→ EXERCISE AIM
Repeat everything from the line holding "Output the Python" to the line holding "from matplotlib.patches import Rectangle", inclusive, exactly. Leave out the rest.

→ RECORDED INFORMATION
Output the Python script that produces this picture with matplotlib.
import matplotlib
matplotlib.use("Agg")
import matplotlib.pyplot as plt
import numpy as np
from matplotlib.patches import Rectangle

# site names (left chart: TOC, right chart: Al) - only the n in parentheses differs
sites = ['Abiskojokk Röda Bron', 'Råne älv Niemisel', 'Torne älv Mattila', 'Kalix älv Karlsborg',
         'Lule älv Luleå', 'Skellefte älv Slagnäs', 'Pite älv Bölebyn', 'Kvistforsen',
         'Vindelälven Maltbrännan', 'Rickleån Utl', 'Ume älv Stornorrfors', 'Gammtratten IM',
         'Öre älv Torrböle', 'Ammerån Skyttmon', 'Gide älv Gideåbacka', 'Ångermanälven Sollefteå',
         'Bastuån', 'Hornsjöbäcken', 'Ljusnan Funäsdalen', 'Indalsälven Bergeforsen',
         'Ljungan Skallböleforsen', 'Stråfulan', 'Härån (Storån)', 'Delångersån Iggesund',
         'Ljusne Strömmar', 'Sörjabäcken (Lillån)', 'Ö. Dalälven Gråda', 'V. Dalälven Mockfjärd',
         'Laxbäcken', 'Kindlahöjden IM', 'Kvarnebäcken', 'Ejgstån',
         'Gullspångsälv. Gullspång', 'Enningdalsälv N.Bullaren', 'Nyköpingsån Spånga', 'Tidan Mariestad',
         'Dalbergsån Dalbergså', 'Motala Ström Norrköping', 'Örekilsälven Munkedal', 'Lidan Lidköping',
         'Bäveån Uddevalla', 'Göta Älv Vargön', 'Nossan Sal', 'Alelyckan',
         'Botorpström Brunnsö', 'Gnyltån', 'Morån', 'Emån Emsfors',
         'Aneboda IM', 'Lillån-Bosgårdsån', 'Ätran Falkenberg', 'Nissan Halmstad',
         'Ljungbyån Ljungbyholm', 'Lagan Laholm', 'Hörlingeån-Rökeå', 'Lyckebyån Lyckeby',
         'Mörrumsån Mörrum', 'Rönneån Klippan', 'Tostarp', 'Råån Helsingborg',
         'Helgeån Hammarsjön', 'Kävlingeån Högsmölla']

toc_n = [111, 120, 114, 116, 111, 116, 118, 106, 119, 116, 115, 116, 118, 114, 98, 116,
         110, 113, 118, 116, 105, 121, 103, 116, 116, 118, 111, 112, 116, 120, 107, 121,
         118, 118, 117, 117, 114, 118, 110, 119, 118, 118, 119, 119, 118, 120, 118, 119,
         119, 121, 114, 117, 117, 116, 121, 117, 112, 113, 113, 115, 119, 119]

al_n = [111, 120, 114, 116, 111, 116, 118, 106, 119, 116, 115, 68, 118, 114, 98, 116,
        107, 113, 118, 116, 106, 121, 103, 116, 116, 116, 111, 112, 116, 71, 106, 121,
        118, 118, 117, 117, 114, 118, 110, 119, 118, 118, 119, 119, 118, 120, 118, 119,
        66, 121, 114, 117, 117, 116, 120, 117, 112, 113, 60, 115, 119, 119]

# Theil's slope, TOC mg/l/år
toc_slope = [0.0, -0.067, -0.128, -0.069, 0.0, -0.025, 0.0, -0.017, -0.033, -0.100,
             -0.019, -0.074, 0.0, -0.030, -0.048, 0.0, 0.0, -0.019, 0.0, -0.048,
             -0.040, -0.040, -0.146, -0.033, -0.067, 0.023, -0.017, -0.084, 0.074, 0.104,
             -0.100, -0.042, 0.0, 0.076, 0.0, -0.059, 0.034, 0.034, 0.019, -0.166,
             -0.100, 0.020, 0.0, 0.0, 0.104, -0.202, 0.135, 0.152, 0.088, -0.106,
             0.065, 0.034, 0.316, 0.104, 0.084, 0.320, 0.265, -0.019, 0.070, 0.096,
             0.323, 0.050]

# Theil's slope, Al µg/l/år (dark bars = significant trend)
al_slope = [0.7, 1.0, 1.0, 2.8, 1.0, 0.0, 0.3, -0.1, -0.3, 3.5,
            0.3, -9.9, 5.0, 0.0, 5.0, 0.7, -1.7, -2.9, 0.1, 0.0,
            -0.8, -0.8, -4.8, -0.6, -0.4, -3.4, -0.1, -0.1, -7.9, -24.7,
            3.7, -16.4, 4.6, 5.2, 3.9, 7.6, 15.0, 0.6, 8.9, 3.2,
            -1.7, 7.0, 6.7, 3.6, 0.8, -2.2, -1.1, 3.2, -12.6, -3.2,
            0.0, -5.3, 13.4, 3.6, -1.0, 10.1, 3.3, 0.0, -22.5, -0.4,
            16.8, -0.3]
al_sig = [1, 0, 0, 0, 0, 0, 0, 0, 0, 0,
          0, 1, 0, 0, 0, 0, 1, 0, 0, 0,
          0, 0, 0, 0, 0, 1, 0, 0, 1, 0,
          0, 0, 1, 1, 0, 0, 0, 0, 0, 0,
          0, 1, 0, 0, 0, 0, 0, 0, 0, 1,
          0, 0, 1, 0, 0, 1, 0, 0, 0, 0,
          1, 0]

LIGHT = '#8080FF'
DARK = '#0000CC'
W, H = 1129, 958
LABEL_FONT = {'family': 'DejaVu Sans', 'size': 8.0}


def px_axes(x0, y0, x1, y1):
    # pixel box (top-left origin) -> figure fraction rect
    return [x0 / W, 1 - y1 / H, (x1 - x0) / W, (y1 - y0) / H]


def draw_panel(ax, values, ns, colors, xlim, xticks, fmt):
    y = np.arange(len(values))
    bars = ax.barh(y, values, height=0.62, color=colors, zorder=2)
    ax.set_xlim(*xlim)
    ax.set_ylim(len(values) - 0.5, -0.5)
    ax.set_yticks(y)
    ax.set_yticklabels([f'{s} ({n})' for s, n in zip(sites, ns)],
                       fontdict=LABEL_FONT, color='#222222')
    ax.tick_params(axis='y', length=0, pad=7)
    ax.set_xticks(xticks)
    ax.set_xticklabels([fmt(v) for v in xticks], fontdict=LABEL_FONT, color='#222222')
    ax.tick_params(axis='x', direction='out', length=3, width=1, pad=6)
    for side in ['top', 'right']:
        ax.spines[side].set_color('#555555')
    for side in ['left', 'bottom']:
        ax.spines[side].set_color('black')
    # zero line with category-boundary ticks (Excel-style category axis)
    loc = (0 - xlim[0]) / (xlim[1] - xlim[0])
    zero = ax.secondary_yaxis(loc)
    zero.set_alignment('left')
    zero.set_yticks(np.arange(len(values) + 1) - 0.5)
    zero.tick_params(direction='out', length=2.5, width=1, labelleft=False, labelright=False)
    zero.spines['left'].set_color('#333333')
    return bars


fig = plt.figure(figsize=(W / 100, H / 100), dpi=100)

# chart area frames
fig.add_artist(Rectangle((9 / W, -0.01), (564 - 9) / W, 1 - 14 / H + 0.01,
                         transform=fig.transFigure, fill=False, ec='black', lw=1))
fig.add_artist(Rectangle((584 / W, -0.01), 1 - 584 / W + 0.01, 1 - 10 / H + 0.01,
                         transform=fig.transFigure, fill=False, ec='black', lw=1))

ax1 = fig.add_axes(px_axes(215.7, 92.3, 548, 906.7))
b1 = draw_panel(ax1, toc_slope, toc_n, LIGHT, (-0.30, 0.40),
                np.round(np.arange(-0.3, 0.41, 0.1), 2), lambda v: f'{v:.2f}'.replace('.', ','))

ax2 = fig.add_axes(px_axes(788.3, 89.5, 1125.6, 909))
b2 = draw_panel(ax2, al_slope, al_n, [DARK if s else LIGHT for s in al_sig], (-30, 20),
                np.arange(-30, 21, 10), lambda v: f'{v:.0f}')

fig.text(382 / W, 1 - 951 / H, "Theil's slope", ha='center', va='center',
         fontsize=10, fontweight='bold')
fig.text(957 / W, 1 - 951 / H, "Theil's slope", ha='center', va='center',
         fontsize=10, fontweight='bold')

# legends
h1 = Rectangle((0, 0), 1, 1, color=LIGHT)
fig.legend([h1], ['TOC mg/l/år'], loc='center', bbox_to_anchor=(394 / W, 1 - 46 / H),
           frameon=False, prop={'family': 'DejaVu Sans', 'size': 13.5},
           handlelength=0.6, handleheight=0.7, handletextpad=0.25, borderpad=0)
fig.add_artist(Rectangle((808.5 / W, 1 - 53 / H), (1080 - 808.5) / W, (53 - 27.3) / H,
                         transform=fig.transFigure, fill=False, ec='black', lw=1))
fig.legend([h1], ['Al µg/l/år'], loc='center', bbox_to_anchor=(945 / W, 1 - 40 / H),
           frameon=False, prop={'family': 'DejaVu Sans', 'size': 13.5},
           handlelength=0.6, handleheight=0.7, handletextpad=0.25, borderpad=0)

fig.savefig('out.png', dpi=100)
...
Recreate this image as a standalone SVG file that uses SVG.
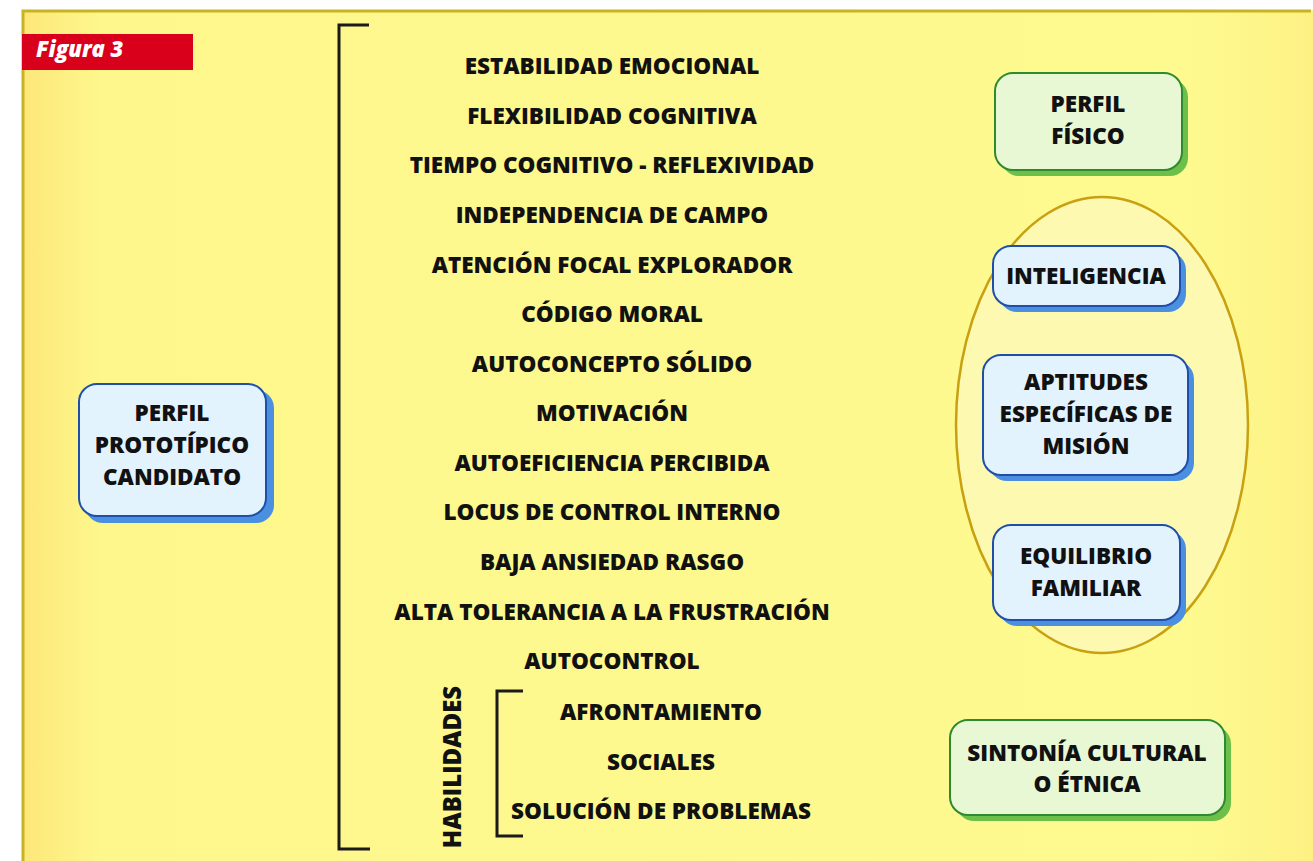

→ RESPONSE BELOW
Output the Python script that produces this picture with matplotlib.
import matplotlib
matplotlib.use("Agg")
import matplotlib.pyplot as plt
import numpy as np
from matplotlib.patches import Rectangle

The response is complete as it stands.